**Given exercise**
Give the number of lines holding the string "that" and nothing more.
::: Data entries
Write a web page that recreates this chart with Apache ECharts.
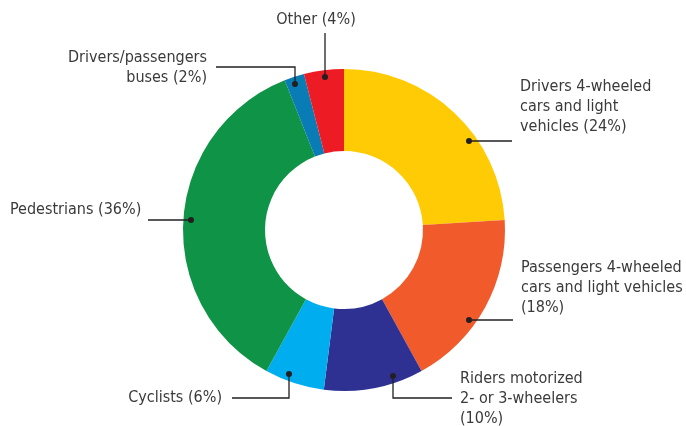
<!DOCTYPE html>
<html>
<head>
<meta charset="utf-8">
<script src="https://cdn.jsdelivr.net/npm/echarts@6/dist/echarts.min.js"></script>
<style>
  html, body { margin: 0; padding: 0; background: #fff; }
  #chart { width: 686px; height: 426px; }
</style>
</head>
<body>
<div id="chart"></div>
<script>
// Road traffic deaths by road user type (share, %)
const categories = [
  'Drivers 4-wheeled\ncars and light\nvehicles',
  'Passengers 4-wheeled\ncars and light vehicles',
  'Riders motorized\n2- or 3-wheelers',
  'Cyclists',
  'Pedestrians',
  'Drivers/passengers\nbuses',
  'Other'
];
const shares = [24, 18, 10, 6, 36, 2, 4];
const colors = ['#FFCB05', '#F15A2B', '#2E3192', '#00AEEF', '#0F9346', '#0A7CB5', '#ED1C24'];

// Where each percentage is appended: on its own line or on the last line
const pctOnNewLine = [false, true, true, false, false, false, false];

// Leader-line layout: where along the slice the dot sits (fraction of the arc),
// and the route the line takes to its label.
const leaderLayout = [
  { frac: 0.63, route: d => [d, [512, d[1]]],              label: { x: 520, y: 107, align: 'left' } },
  { frac: 0.61, route: d => [d, [513, d[1]]],              label: { x: 521, y: 288, align: 'left' } },
  { frac: 0.28, route: d => [d, [d[0], 398], [452, 398]],  label: { x: 460, y: 399, align: 'left' } },
  { frac: 0.63, route: d => [d, [d[0], 398], [232, 398]],  label: { x: 222, y: 398, align: 'right' } },
  { frac: 0.50, route: d => [d, [148, d[1]]],              label: { x: 10,  y: 210, align: 'left' } },
  { frac: 0.40, route: d => [d, [d[0], 67], [216, 67]],    label: { x: 207, y: 68,  align: 'right' } },
  { frac: 0.50, route: d => [d, [d[0], 33]],               label: { x: 316, y: 20,  align: 'center' } }
];

const FONT = '"Liberation Sans Narrow", "DejaVu Sans Condensed", "Roboto", sans-serif';
const INK = '#231F20';

const chart = echarts.init(document.getElementById('chart'), null, { renderer: 'canvas' });

const data = categories.map((name, i) => ({
  name: name,
  value: shares[i],
  itemStyle: { color: colors[i] }
}));

chart.setOption({
  animation: false,
  backgroundColor: '#ffffff',
  series: [{
    type: 'pie',
    center: [344, 230],
    radius: [79, 161],
    startAngle: 90,
    clockwise: true,
    avoidLabelOverlap: false,
    data: data,
    emphasis: { disabled: true },
    label: {
      show: true,
      position: 'outside',
      fontFamily: FONT,
      fontSize: 16,
      lineHeight: 20,
      color: '#3A3A3A',
      formatter: p => p.name + (pctOnNewLine[p.dataIndex] ? '\n' : ' ') + '(' + p.value + '%)'
    },
    labelLine: { show: false }
  }]
});

// Dot positions come from the pie's own sector layout
const seriesData = chart.getModel().getSeriesByIndex(0).getData();
const dots = shares.map((v, i) => {
  const L = seriesData.getItemLayout(i);
  const a = L.startAngle + (L.endAngle - L.startAngle) * leaderLayout[i].frac;
  const r = L.r * 0.955;
  return [Math.round(L.cx + r * Math.cos(a)), Math.round(L.cy + r * Math.sin(a))];
});

const leaderGraphics = [];
dots.forEach((d, i) => {
  leaderGraphics.push({
    type: 'polyline',
    shape: { points: leaderLayout[i].route(d) },
    style: { stroke: INK, lineWidth: 1.3, fill: null },
    z: 100,
    silent: true
  });
  leaderGraphics.push({
    type: 'circle',
    shape: { cx: d[0], cy: d[1], r: 3 },
    style: { fill: INK },
    z: 101,
    silent: true
  });
});

chart.setOption({
  series: [{
    labelLayout: function (params) {
      const cfg = leaderLayout[params.dataIndex];
      return {
        x: cfg.label.x,
        y: cfg.label.y,
        align: cfg.label.align,
        verticalAlign: 'middle'
      };
    }
  }],
  graphic: leaderGraphics
});
</script>
</body>
</html>
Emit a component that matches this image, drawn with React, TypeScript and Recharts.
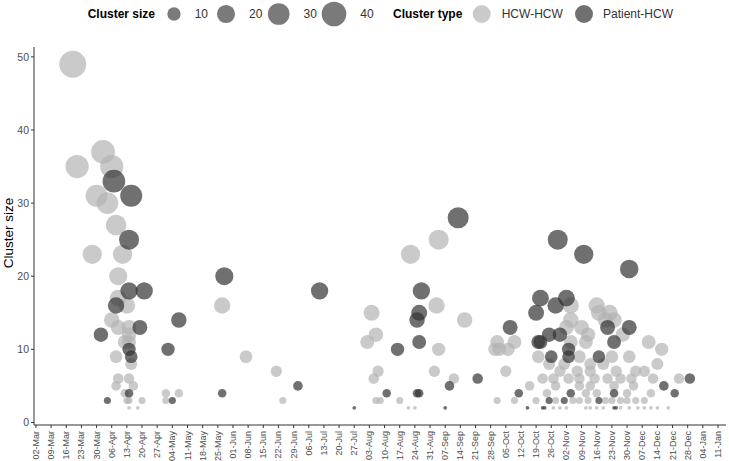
import React from "react";
import { ScatterChart, Scatter, XAxis, YAxis } from "recharts";

// days counted from 02-Mar-2020, one tick per week
const weekLabels = [
  "02-Mar", "09-Mar", "16-Mar", "23-Mar", "30-Mar", "06-Apr", "13-Apr", "20-Apr",
  "27-Apr", "04-May", "11-May", "18-May", "25-May", "01-Jun", "08-Jun", "15-Jun",
  "22-Jun", "29-Jun", "06-Jul", "13-Jul", "20-Jul", "27-Jul", "03-Aug", "10-Aug",
  "17-Aug", "24-Aug", "31-Aug", "07-Sep", "14-Sep", "21-Sep", "28-Sep", "05-Oct",
  "12-Oct", "19-Oct", "26-Oct", "02-Nov", "09-Nov", "16-Nov", "23-Nov", "30-Nov",
  "07-Dec", "14-Dec", "21-Dec", "28-Dec", "04-Jan", "11-Jan",
];
const yTicks = [0, 10, 20, 30, 40, 50];
const sizeLegend = [10, 20, 30, 40];

// [day, cluster size]
const hcwHcw: [number, number][] = [
  [17, 49], [19, 35], [26, 23], [28, 31], [31, 37], [33, 30], [35, 35], [37, 27],
  [40, 23], [38, 20], [38, 17], [42, 16], [35, 14], [38, 13], [43, 13], [43, 12],
  [41, 11], [43, 11], [37, 9], [44, 8], [38, 6], [43, 6], [37, 5], [45, 5],
  [41, 4], [60, 4], [66, 4], [42, 3], [43, 3], [49, 3], [60, 3], [43, 2], [47, 2],
  [86, 16], [97, 9], [111, 7], [114, 3],
  [155, 15], [153, 11], [157, 12], [158, 7], [156, 6], [157, 3], [159, 3], [168, 3],
  [172, 2], [175, 2], [173, 23], [186, 25], [185, 16], [186, 10], [184, 7], [193, 6],
  [198, 14], [213, 11], [212, 10], [214, 10], [218, 10], [221, 11], [217, 7], [213, 3],
  [221, 3], [228, 5],
  [247, 16], [259, 16], [265, 15], [260, 15], [267, 14], [247, 14], [263, 14], [245, 13],
  [252, 13], [255, 12], [271, 12], [247, 11], [254, 11], [283, 11], [289, 10], [232, 9],
  [251, 9], [266, 9], [274, 9], [237, 8], [244, 8], [256, 8], [262, 8], [287, 8],
  [242, 7], [250, 7], [256, 7], [268, 7], [277, 7], [281, 7], [234, 6], [239, 6],
  [246, 6], [251, 6], [258, 6], [264, 6], [270, 6], [275, 6], [285, 6], [297, 6],
  [240, 5], [251, 5], [256, 5], [267, 5], [276, 5], [236, 4], [254, 4], [259, 4],
  [273, 4], [284, 4], [231, 3], [240, 3], [248, 3], [251, 3], [255, 3], [263, 3],
  [266, 3], [270, 3], [273, 3], [277, 3], [281, 3], [239, 2], [242, 2], [245, 2],
  [254, 2], [256, 2], [259, 2], [262, 2], [270, 2], [274, 2], [278, 2], [281, 2],
  [284, 2], [287, 2], [292, 2],
];

const patientHcw: [number, number][] = [
  [36, 33], [44, 31], [43, 25], [43, 18], [50, 18], [37, 16], [48, 13], [30, 12],
  [43, 10], [44, 9], [43, 4], [33, 3], [66, 14], [61, 10], [63, 3], [87, 20], [86, 4],
  [121, 5], [131, 18],
  [147, 2], [162, 4], [167, 10], [178, 18], [177, 15], [176, 14], [177, 11], [176, 4],
  [177, 4], [191, 5], [189, 2], [195, 28], [204, 6],
  [219, 13], [223, 4], [227, 2], [231, 15], [241, 25], [253, 23], [274, 21], [233, 17],
  [245, 17], [240, 16], [264, 13], [274, 13], [237, 12], [242, 12], [232, 11], [233, 11],
  [267, 11], [246, 10], [238, 9], [246, 9], [260, 9], [290, 5], [247, 4], [267, 4],
  [295, 4], [302, 6], [237, 3], [244, 3], [260, 3], [234, 2], [235, 2], [267, 2],
  [268, 2],
];

const toRows = (pts: [number, number][]) => pts.map(([day, size]) => ({ day, size }));

// ggplot-like size scale (area grows with sqrt of rescaled value)
const radius = (v: number) =>
  (4.66 * (1 + 5 * Math.sqrt(Math.max(v - 2, 0) / 47)) - 0.96) / 2;

const LIGHT = "#b3b3b3";
const DARK = "#333333";
const font = "'Liberation Sans', Arial, sans-serif";

const bubble = (color: string) => (props: any) => (
  <circle
    cx={props.cx}
    cy={props.cy}
    r={radius(props.payload.size)}
    fill={color}
    fillOpacity={0.7}
  />
);

const XTick = (props: any) => {
  const { x, y, payload } = props;
  return (
    <text
      transform={`translate(${x},${y}) rotate(-90)`}
      textAnchor="end"
      dominantBaseline="central"
      fontSize={9}
      fill="#4d4d4d"
      fontFamily={font}
    >
      {weekLabels[Math.round(payload.value / 7)]}
    </text>
  );
};

export default function App() {
  const sizeX = [174, 226, 278.7, 334];
  return (
    <div
      style={{
        position: "absolute",
        left: 0,
        top: 0,
        width: 729,
        height: 461,
        background: "#fff",
        fontFamily: font,
      }}
    >
      <ScatterChart
        width={729}
        height={461}
        margin={{ top: 47, right: 3, bottom: 0, left: 0 }}
      >
        <XAxis
          type="number"
          dataKey="day"
          domain={[-0.9, 318.7]}
          ticks={weekLabels.map((_, i) => i * 7)}
          interval={0}
          height={36}
          tick={<XTick />}
          tickSize={3}
          tickMargin={3}
          stroke="#333"
          allowDataOverflow
        />
        <YAxis
          type="number"
          dataKey="size"
          domain={[-0.35, 51.35]}
          ticks={yTicks}
          width={34}
          tickSize={3}
          tickMargin={2}
          stroke="#333"
          tick={{ fontSize: 10.5, fill: "#4d4d4d", fontFamily: font }}
          allowDataOverflow
        />
        <Scatter
          data={toRows(hcwHcw)}
          shape={bubble(LIGHT)}
          isAnimationActive={false}
        />
        <Scatter
          data={toRows(patientHcw)}
          shape={bubble(DARK)}
          isAnimationActive={false}
        />
      </ScatterChart>
      <svg
        width={729}
        height={461}
        style={{ position: "absolute", left: 0, top: 0, pointerEvents: "none" }}
      >
        <text
          transform="translate(13,233) rotate(-90)"
          textAnchor="middle"
          fontSize={13.5}
          fill="#000"
          fontFamily={font}
        >
          Cluster size
        </text>
        <g fontFamily={font} fontSize={12}>
          <text x={155} y={18} textAnchor="end" fontWeight="bold" fill="#000">
            Cluster size
          </text>
          {sizeLegend.map((v, i) => (
            <g key={v}>
              <circle cx={sizeX[i]} cy={14} r={radius(v)} fill={DARK} fillOpacity={0.65} />
              <text x={sizeX[i] + radius(v) + 14} y={18} fill="#333">
                {v}
              </text>
            </g>
          ))}
          <text x={393} y={18} fontWeight="bold" fill="#000">
            Cluster type
          </text>
          <circle cx={481.7} cy={14} r={9} fill={LIGHT} fillOpacity={0.7} />
          <text x={501.7} y={18} fill="#333">
            HCW-HCW
          </text>
          <circle cx={584} cy={14} r={9} fill={DARK} fillOpacity={0.7} />
          <text x={603} y={18} fill="#333">
            Patient-HCW
          </text>
        </g>
      </svg>
    </div>
  );
}
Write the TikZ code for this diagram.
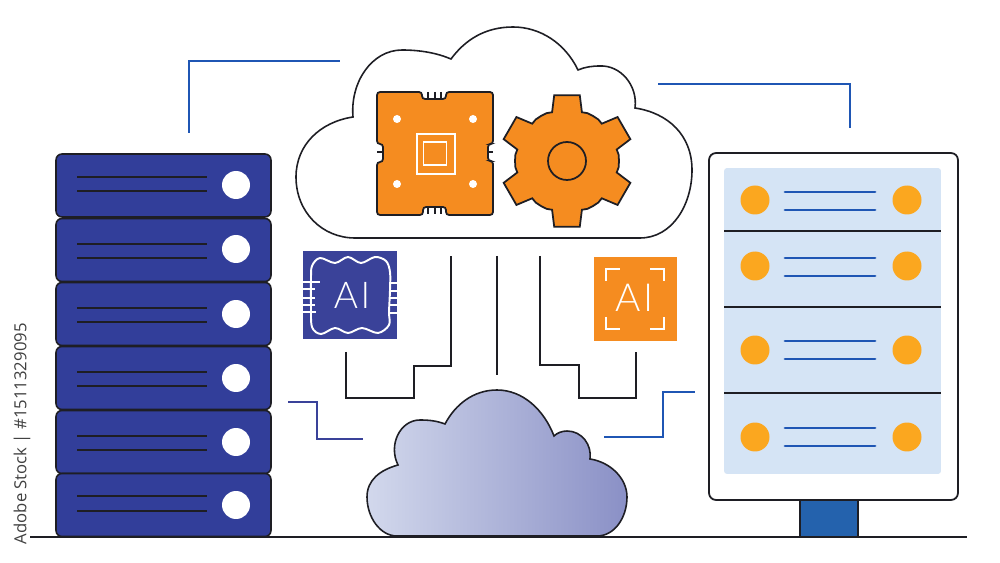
\documentclass[tikz,border=0pt]{standalone}
\usepackage{fontspec}
\usepackage{tikz}
\usetikzlibrary{arrows.meta, positioning}
\setsansfont{Open Sans}
\newfontfamily\ailabel[UprightFont=* Light]{Lato}
\definecolor{racknavy}{HTML}{323E9A}
\definecolor{chipnavy}{HTML}{3A4299}
\definecolor{chiporange}{HTML}{F58C20}
\definecolor{panelblue}{HTML}{D5E4F5}
\definecolor{ledorange}{HTML}{FBA71F}
\definecolor{barblue}{HTML}{1F56B4}
\definecolor{standblue}{HTML}{2462AD}
\definecolor{cloudlight}{HTML}{D2D8EC}
\definecolor{clouddark}{HTML}{8A90C6}
\definecolor{outline}{HTML}{1E1E24}

\begin{document}
\begin{tikzpicture}[
            x=0.02cm, y=-0.02cm,
            rackunit/.style={rectangle, minimum width=4.3cm, minimum height=1.26cm, inner sep=0pt, draw=outline, line width=0.9pt, fill=racknavy, rounded corners=0.12cm},
            whiteled/.style={circle, minimum size=0.56cm, inner sep=0pt, fill=white},
            amberled/.style={circle, minimum size=0.58cm, inner sep=0pt, fill=ledorange},
            rackline/.style={line width=1pt, draw=outline},
            barline/.style={line width=1.7pt, draw=barblue, line cap=round},
            wire/.style={line width=1.2pt, draw=outline},
            bluewire/.style={line width=1.2pt, draw=barblue},
            cloudline/.style={line width=0.9pt, draw=outline},
            chipbody/.style={line width=1pt, draw=outline, fill=chiporange},
            whitedot/.style={circle, minimum size=0.16cm, inner sep=0pt, fill=white},
            whitebox/.style={rectangle, inner sep=0pt, draw=white, line width=1.1pt},
            pin/.style={line width=1pt, draw=white},
            tick/.style={line width=1pt, draw=outline}
            ]

            \useasboundingbox (0,0) rectangle (1000,563);

            \foreach \n/\cy/\la/\lb/\ly in {1/185.5/177/191/185, 2/250/244/258/249, 3/314/308/322/314, 4/378/372/386/378, 5/442/436/450/442, 6/505/496/511/505}{
                \node (rack\n) [rackunit] at (163.5,\cy) {};
                \node (led\n) [whiteled] at (236,\ly) {};
                \draw [rackline] (77,\la) -- (207,\la);
                \draw [rackline] (77,\lb) -- (207,\lb);
            }

            \node (stand) [rectangle, minimum width=1.16cm, minimum height=0.74cm, inner sep=0pt, draw=outline, line width=0.8pt, fill=standblue] at (829,518) {};
            \node (panel) [rectangle, minimum width=4.98cm, minimum height=6.94cm, inner sep=0pt, draw=outline, line width=1pt, fill=white, rounded corners=0.14cm] at (833.5,326.5) {};
            \node (screen) [rectangle, minimum width=4.34cm, minimum height=6.12cm, inner sep=0pt, fill=panelblue, rounded corners=0.06cm] at (832.5,321) {};
            \foreach \dy in {231,307,393}{
                \draw [line width=1pt, draw=outline] (724,\dy) -- (941,\dy);
            }
            \foreach \n/\cy/\la/\lb in {1/200/192/210, 2/266/258/276, 3/350/341/359, 4/437/428/446}{
                \node (ledl\n) [amberled] at (755,\cy) {};
                \node (ledr\n) [amberled] at (907,\cy) {};
                \draw [barline] (785,\la) -- (875,\la);
                \draw [barline] (785,\lb) -- (875,\lb);
            }

            \coordinate (groundl) at (30,537);
            \coordinate (groundr) at (967,537);
            \draw [line width=1pt, draw=outline] (groundl) -- (groundr);

            \draw [cloudline, fill=white] (355,238) -- (640,238)
                .. controls (672,238) and (692,205) .. (692,170)
                .. controls (692,135) and (668,113) .. (635,108)
                .. controls (638,85) and (620,65) .. (600,66)
                .. controls (592,66) and (585,67) .. (578,70)
                .. controls (565,43) and (540,27) .. (513,27)
                .. controls (485,27) and (465,40) .. (451,59)
                .. controls (437,53) and (420,50) .. (402,50)
                .. controls (372,50) and (350,82) .. (353,117)
                .. controls (320,122) and (296,145) .. (296,177)
                .. controls (296,212) and (322,238) .. (355,238) -- cycle;

            \draw [cloudline, left color=cloudlight, right color=clouddark] (397,536) -- (597,536)
                .. controls (615,536) and (627,517) .. (627,497)
                .. controls (627,478) and (610,462) .. (590,459)
                .. controls (592,445) and (582,431) .. (567,431)
                .. controls (562,431) and (557,433) .. (554,436)
                .. controls (544,410) and (523,390) .. (497,390)
                .. controls (473,390) and (455,405) .. (445,424)
                .. controls (437,421) and (430,420) .. (420,420)
                .. controls (400,420) and (388,445) .. (398,465)
                .. controls (380,470) and (367,480) .. (367,497)
                .. controls (367,517) and (380,536) .. (397,536) -- cycle;

            \draw [chipbody, rounded corners=0.06cm] (377,92) -- (422,92) -- (422,99) -- (446,99) -- (446,92) -- (493,92)
                -- (493,144) -- (488,144) -- (488,161) -- (493,161) -- (493,215)
                -- (446,215) -- (446,207) -- (423,207) -- (423,215) -- (377,215)
                -- (377,162) -- (383,162) -- (383,144) -- (377,144) -- cycle;
            \foreach \tx in {428,435,441}{
                \draw [tick] (\tx,92) -- (\tx,99);
                \draw [tick] (\tx,207) -- (\tx,214);
            }
            \draw [tick] (377,152) -- (383,152);
            \draw [tick] (488,152) -- (493,152);
            \node (dotnw) [whitedot] at (397,119) {};
            \node (dotne) [whitedot] at (473,119) {};
            \node (dotsw) [whitedot] at (397,184) {};
            \node (dotse) [whitedot] at (473,184) {};
            \node (coreouter) [whitebox, minimum width=0.76cm, minimum height=0.8cm] at (436,154) {};
            \node (coreinner) [whitebox, minimum width=0.46cm, minimum height=0.46cm] at (435,153.5) {};

            \begin{scope}[shift={(567,161)}]
                \draw [chipbody] (13:51) \foreach \a in {30,90,...,330}{
                    -- (\a-17:51) -- (\a-11:67) -- (\a+11:67) -- (\a+17:51) -- (\a+23:52) -- (\a+30:52) -- (\a+37:52)
                } -- cycle;
                \node (gearhub) [circle, minimum size=0.76cm, inner sep=0pt, draw=outline, line width=1pt] at (0,0) {};
            \end{scope}

            \node (aichip) [rectangle, minimum width=1.88cm, minimum height=1.76cm, inner sep=0pt, fill=chipnavy] at (350,295) {};
            \draw [pin, line width=1.1pt] plot [smooth cycle, tension=0.55] coordinates {(311,280) (312,266) (320,258) (335,263) (348,257) (361,263) (375,257) (386,261) (390,272) (390,290) (389,312) (389,325) (378,333) (362,328) (348,333) (335,328) (321,334) (312,327) (311,305)};
            \draw [pin] (303,282) -- (320,282);
            \foreach \py in {289,298,305}{
                \draw [pin] (303,\py) -- (315,\py);
            }
            \draw [pin] (303,312) -- (316,312);
            \foreach \py in {283,291,298,305,313}{
                \draw [pin] (389,\py) -- (397,\py);
            }
            \node (aitextl) [text=white, inner sep=0pt, font=\ailabel\fontsize{21pt}{21pt}\selectfont] at (352,295) {A\kern1.5pt I};

            \node (aiframe) [rectangle, minimum width=1.66cm, minimum height=1.68cm, inner sep=0pt, fill=chiporange] at (635.5,299) {};
            \draw [pin, line width=1.2pt] (606,281) -- (606,269) -- (620,269);
            \draw [pin, line width=1.2pt] (650,269) -- (664,269) -- (664,281);
            \draw [pin, line width=1.2pt] (606,317) -- (606,329) -- (620,329);
            \draw [pin, line width=1.2pt] (650,329) -- (664,329) -- (664,317);
            \node (aitextr) [text=white, inner sep=0pt, font=\ailabel\fontsize{22pt}{22pt}\selectfont] at (634.5,298) {A\kern1.5pt I};

            \coordinate (wirela) at (346,352);
            \coordinate (wirelb) at (451,256);
            \coordinate (wireca) at (497,256);
            \coordinate (wirecb) at (497,375);
            \coordinate (wirera) at (540,256);
            \coordinate (wirerb) at (636,352);
            \draw [wire] (wirela) |- (414,398) |- (wirelb |- 0,366) -- (wirelb);
            \draw [wire, line width=1pt] (wireca) -- (wirecb);
            \draw [wire] (wirera) |- (579,365) |- (wirerb |- 0,398) -- (wirerb);

            \coordinate (linkna) at (189,133);
            \coordinate (linknb) at (340,61);
            \coordinate (linkea) at (658,84);
            \coordinate (linkeb) at (850,128);
            \coordinate (linkwa) at (288,402);
            \coordinate (linkwb) at (363,439);
            \coordinate (linksa) at (604,437);
            \coordinate (linksb) at (695,392);
            \draw [bluewire] (linkna) |- (linknb);
            \draw [bluewire] (linkea) -| (linkeb);
            \draw [bluewire, draw=chipnavy] (linkwa) -| (317,439) -- (linkwb);
            \draw [bluewire, line width=1.4pt] (linksa) -| (663,392) -- (linksb);

            \node (stockid) [rotate=90, anchor=east, inner sep=0pt, text=black!75, font=\sffamily\fontsize{9.5pt}{9.5pt}\selectfont] at (22,323) {Adobe Stock | \#1511329095};
\end{tikzpicture}
\end{document}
::::::
**Finished exercise**
2